= WHAT IS ASKED =
Repeat all of the material below exactly as written, images excluded.

= SUPPLIED INFORMATION =

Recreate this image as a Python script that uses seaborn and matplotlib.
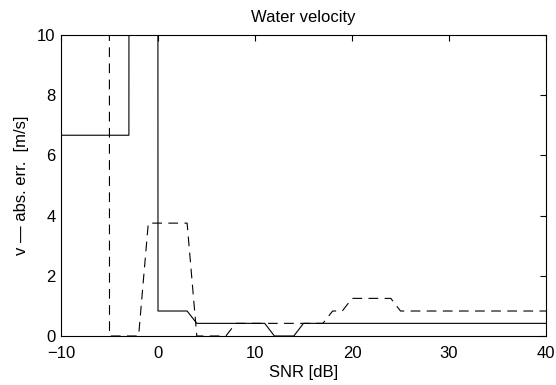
import matplotlib
matplotlib.use("Agg")
import matplotlib.pyplot as plt
import seaborn as sns
import pandas as pd

# SNR sample points [dB]
snr = [-10, -9, -8, -7, -6, -5, -4, -3, -2, -1, 0, 1, 2, 3, 4, 5, 6, 7, 8, 9,
       10, 11, 12, 13, 14, 15, 16, 17, 18, 19, 20, 21, 22, 23, 24, 25, 26, 27,
       28, 29, 30, 31, 32, 33, 34, 35, 36, 37, 38, 39, 40]

# absolute error, solid curve [m/s] (values far above 10 are off-scale)
err_solid = [6.67, 6.67, 6.67, 6.67, 6.67, 6.67, 6.67, 6.67, 1000, 1000,
             0.83, 0.83, 0.83, 0.83, 0.42, 0.42, 0.42, 0.42, 0.42, 0.42,
             0.42, 0.42, 0.0, 0.0, 0.0, 0.42, 0.42, 0.42, 0.42, 0.42,
             0.42, 0.42, 0.42, 0.42, 0.42, 0.42, 0.42, 0.42, 0.42, 0.42,
             0.42, 0.42, 0.42, 0.42, 0.42, 0.42, 0.42, 0.42, 0.42, 0.42, 0.42]

# absolute error, dashed curve [m/s] (values far above 10 are off-scale)
err_dashed = [1000, 1000, 1000, 1000, 1000, 0.0, 0.0, 0.0, 0.0, 3.75,
              3.75, 3.75, 3.75, 3.75, 0.0, 0.0, 0.0, 0.0, 0.42, 0.42,
              0.42, 0.42, 0.42, 0.42, 0.42, 0.42, 0.42, 0.42, 0.83, 0.83,
              1.25, 1.25, 1.25, 1.25, 1.25, 0.83, 0.83, 0.83, 0.83, 0.83,
              0.83, 0.83, 0.83, 0.83, 0.83, 0.83, 0.83, 0.83, 0.83, 0.83, 0.83]

x_ticks = [-10, 0, 10, 20, 30, 40]
y_ticks = [0, 2, 4, 6, 8, 10]

title = "Water velocity"
x_label = "SNR [dB]"
y_label = "v \u2014 abs. err.  [m/s]"

sns.set_theme(style="white")
plt.rcParams["font.family"] = ["Liberation Sans", "DejaVu Sans"]
plt.rcParams["lines.scale_dashes"] = False
plt.rcParams["text.color"] = "black"
plt.rcParams["axes.labelcolor"] = "black"
plt.rcParams["xtick.color"] = "black"
plt.rcParams["ytick.color"] = "black"

fig = plt.figure(figsize=(5.56, 3.85), dpi=100)
ax = fig.add_axes([61 / 556, 1 - 336 / 385, (546 - 61) / 556, (336 - 35) / 385])

df = pd.DataFrame({"snr": snr, "solid": err_solid, "dashed": err_dashed})
sns.lineplot(data=df, x="snr", y="solid", ax=ax, color="black", lw=0.8,
             estimator=None, sort=False)
sns.lineplot(data=df, x="snr", y="dashed", ax=ax, color="black", lw=0.8,
             estimator=None, sort=False)
ax.lines[-1].set_dashes((7.0, 4.6))

ax.set_xlim(-10, 40)
ax.set_ylim(0, 10)
ax.set_xticks(x_ticks)
ax.set_yticks(y_ticks)
ax.tick_params(direction="in", length=4, width=0.8, colors="black",
               labelcolor="black", top=True, right=True, labelsize=12)
ax.tick_params(axis="x", pad=7)
ax.tick_params(axis="y", pad=4)
for s in ax.spines.values():
    s.set_visible(True)
    s.set_color("black")
    s.set_linewidth(0.8)

ax.set_title(title, fontsize=12, pad=9, color="black")
ax.set_xlabel(x_label, fontsize=12, labelpad=3, color="black")
ax.set_ylabel(y_label, fontsize=12, labelpad=6, color="black")

fig.savefig("out.png", dpi=100, facecolor="white")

= REPLY =
Recreate this image as a Python script that uses seaborn and matplotlib.
import matplotlib
matplotlib.use("Agg")
import matplotlib.pyplot as plt
import seaborn as sns
import pandas as pd

# SNR sample points [dB]
snr = [-10, -9, -8, -7, -6, -5, -4, -3, -2, -1, 0, 1, 2, 3, 4, 5, 6, 7, 8, 9,
       10, 11, 12, 13, 14, 15, 16, 17, 18, 19, 20, 21, 22, 23, 24, 25, 26, 27,
       28, 29, 30, 31, 32, 33, 34, 35, 36, 37, 38, 39, 40]

# absolute error, solid curve [m/s] (values far above 10 are off-scale)
err_solid = [6.67, 6.67, 6.67, 6.67, 6.67, 6.67, 6.67, 6.67, 1000, 1000,
             0.83, 0.83, 0.83, 0.83, 0.42, 0.42, 0.42, 0.42, 0.42, 0.42,
             0.42, 0.42, 0.0, 0.0, 0.0, 0.42, 0.42, 0.42, 0.42, 0.42,
             0.42, 0.42, 0.42, 0.42, 0.42, 0.42, 0.42, 0.42, 0.42, 0.42,
             0.42, 0.42, 0.42, 0.42, 0.42, 0.42, 0.42, 0.42, 0.42, 0.42, 0.42]

# absolute error, dashed curve [m/s] (values far above 10 are off-scale)
err_dashed = [1000, 1000, 1000, 1000, 1000, 0.0, 0.0, 0.0, 0.0, 3.75,
              3.75, 3.75, 3.75, 3.75, 0.0, 0.0, 0.0, 0.0, 0.42, 0.42,
              0.42, 0.42, 0.42, 0.42, 0.42, 0.42, 0.42, 0.42, 0.83, 0.83,
              1.25, 1.25, 1.25, 1.25, 1.25, 0.83, 0.83, 0.83, 0.83, 0.83,
              0.83, 0.83, 0.83, 0.83, 0.83, 0.83, 0.83, 0.83, 0.83, 0.83, 0.83]

x_ticks = [-10, 0, 10, 20, 30, 40]
y_ticks = [0, 2, 4, 6, 8, 10]

title = "Water velocity"
x_label = "SNR [dB]"
y_label = "v \u2014 abs. err.  [m/s]"

sns.set_theme(style="white")
plt.rcParams["font.family"] = ["Liberation Sans", "DejaVu Sans"]
plt.rcParams["lines.scale_dashes"] = False
plt.rcParams["text.color"] = "black"
plt.rcParams["axes.labelcolor"] = "black"
plt.rcParams["xtick.color"] = "black"
plt.rcParams["ytick.color"] = "black"

fig = plt.figure(figsize=(5.56, 3.85), dpi=100)
ax = fig.add_axes([61 / 556, 1 - 336 / 385, (546 - 61) / 556, (336 - 35) / 385])

df = pd.DataFrame({"snr": snr, "solid": err_solid, "dashed": err_dashed})
sns.lineplot(data=df, x="snr", y="solid", ax=ax, color="black", lw=0.8,
             estimator=None, sort=False)
sns.lineplot(data=df, x="snr", y="dashed", ax=ax, color="black", lw=0.8,
             estimator=None, sort=False)
ax.lines[-1].set_dashes((7.0, 4.6))

ax.set_xlim(-10, 40)
ax.set_ylim(0, 10)
ax.set_xticks(x_ticks)
ax.set_yticks(y_ticks)
ax.tick_params(direction="in", length=4, width=0.8, colors="black",
               labelcolor="black", top=True, right=True, labelsize=12)
ax.tick_params(axis="x", pad=7)
ax.tick_params(axis="y", pad=4)
for s in ax.spines.values():
    s.set_visible(True)
    s.set_color("black")
    s.set_linewidth(0.8)

ax.set_title(title, fontsize=12, pad=9, color="black")
ax.set_xlabel(x_label, fontsize=12, labelpad=3, color="black")
ax.set_ylabel(y_label, fontsize=12, labelpad=6, color="black")

fig.savefig("out.png", dpi=100, facecolor="white")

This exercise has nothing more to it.